Look through the data below. Show each line where the string "this" occurs.

## Excerpted data
--- start ---
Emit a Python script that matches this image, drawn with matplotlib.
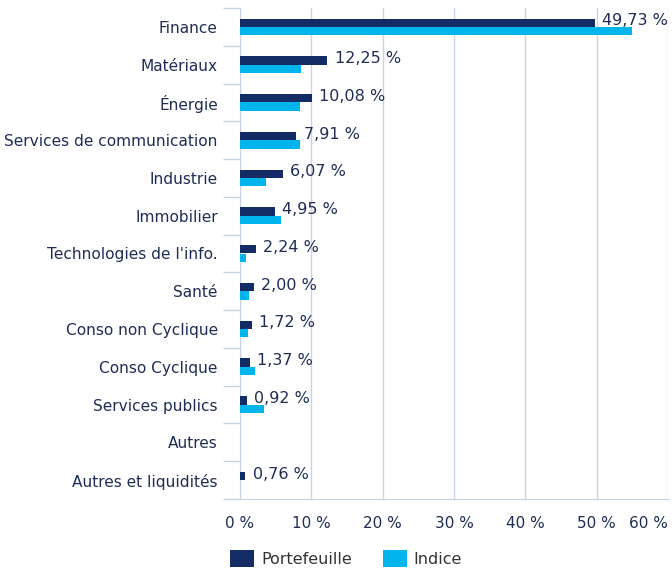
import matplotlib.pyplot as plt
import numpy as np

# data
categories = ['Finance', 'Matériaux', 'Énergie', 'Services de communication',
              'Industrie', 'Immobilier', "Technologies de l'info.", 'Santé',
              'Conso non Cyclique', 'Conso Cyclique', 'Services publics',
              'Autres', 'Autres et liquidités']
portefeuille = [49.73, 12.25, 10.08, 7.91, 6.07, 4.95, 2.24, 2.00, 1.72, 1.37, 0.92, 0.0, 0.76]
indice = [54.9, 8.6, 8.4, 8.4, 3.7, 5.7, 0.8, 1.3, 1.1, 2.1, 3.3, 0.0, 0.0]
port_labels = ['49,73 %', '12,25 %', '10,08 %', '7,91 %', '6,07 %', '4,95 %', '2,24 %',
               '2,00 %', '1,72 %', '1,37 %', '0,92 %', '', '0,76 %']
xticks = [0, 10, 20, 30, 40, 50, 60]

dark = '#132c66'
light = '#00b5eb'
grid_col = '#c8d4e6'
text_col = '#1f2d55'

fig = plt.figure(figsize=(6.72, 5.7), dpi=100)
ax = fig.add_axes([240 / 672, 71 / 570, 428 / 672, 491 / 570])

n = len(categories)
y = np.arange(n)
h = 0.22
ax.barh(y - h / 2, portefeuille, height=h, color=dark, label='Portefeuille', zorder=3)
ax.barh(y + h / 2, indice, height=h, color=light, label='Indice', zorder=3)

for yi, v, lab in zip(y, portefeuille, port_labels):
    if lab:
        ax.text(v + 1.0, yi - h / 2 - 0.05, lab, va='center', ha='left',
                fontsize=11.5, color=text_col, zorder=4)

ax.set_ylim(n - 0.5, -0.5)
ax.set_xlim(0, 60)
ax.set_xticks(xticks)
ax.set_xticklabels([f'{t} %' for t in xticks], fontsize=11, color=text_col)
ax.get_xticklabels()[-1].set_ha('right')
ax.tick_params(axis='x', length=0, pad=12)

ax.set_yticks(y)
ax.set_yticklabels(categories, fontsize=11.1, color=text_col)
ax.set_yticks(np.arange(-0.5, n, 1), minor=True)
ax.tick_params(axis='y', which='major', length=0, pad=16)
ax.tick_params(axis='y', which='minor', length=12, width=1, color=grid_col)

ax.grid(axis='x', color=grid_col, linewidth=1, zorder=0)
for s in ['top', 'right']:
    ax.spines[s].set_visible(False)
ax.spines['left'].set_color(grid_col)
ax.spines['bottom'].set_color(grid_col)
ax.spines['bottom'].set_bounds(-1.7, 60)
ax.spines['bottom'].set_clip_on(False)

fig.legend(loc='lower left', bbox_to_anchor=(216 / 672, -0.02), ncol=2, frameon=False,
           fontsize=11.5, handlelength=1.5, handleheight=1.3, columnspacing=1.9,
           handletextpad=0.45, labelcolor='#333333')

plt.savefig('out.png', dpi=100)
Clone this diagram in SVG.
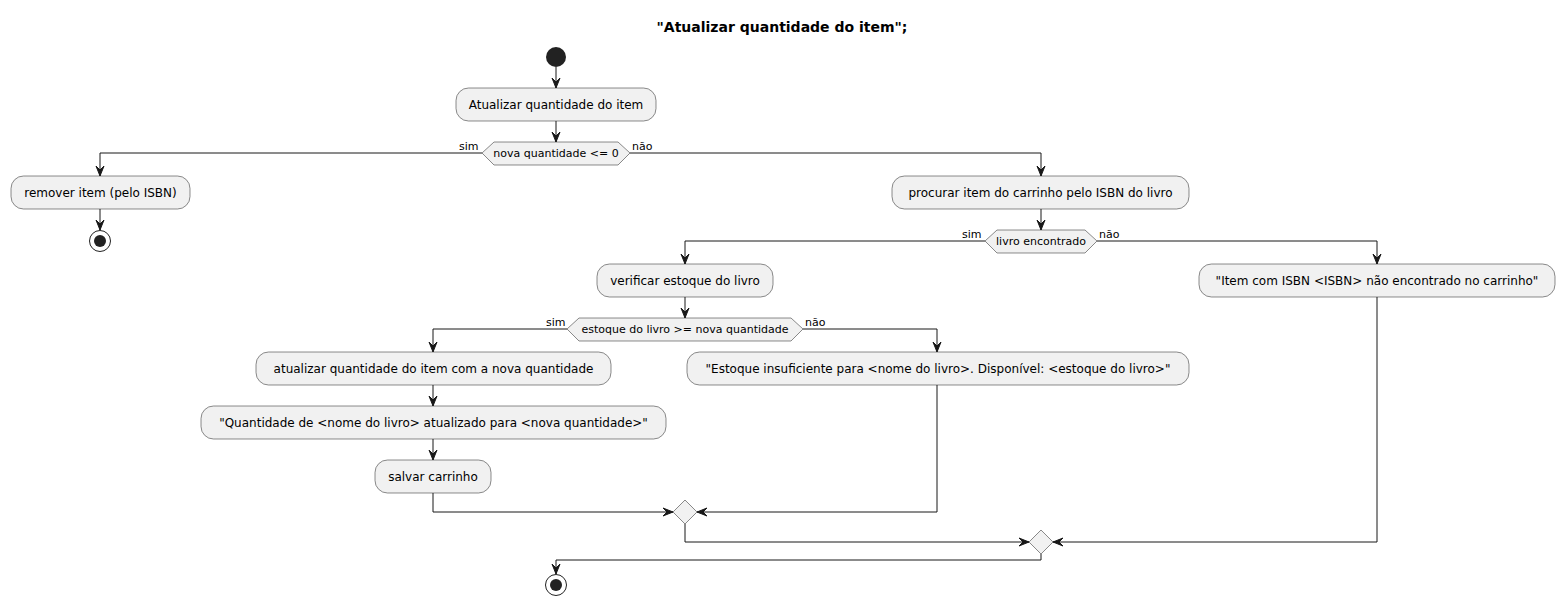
--- end ---
## Complete answer
Emit a Python script that matches this image, drawn with matplotlib.
Clone this diagram in SVG.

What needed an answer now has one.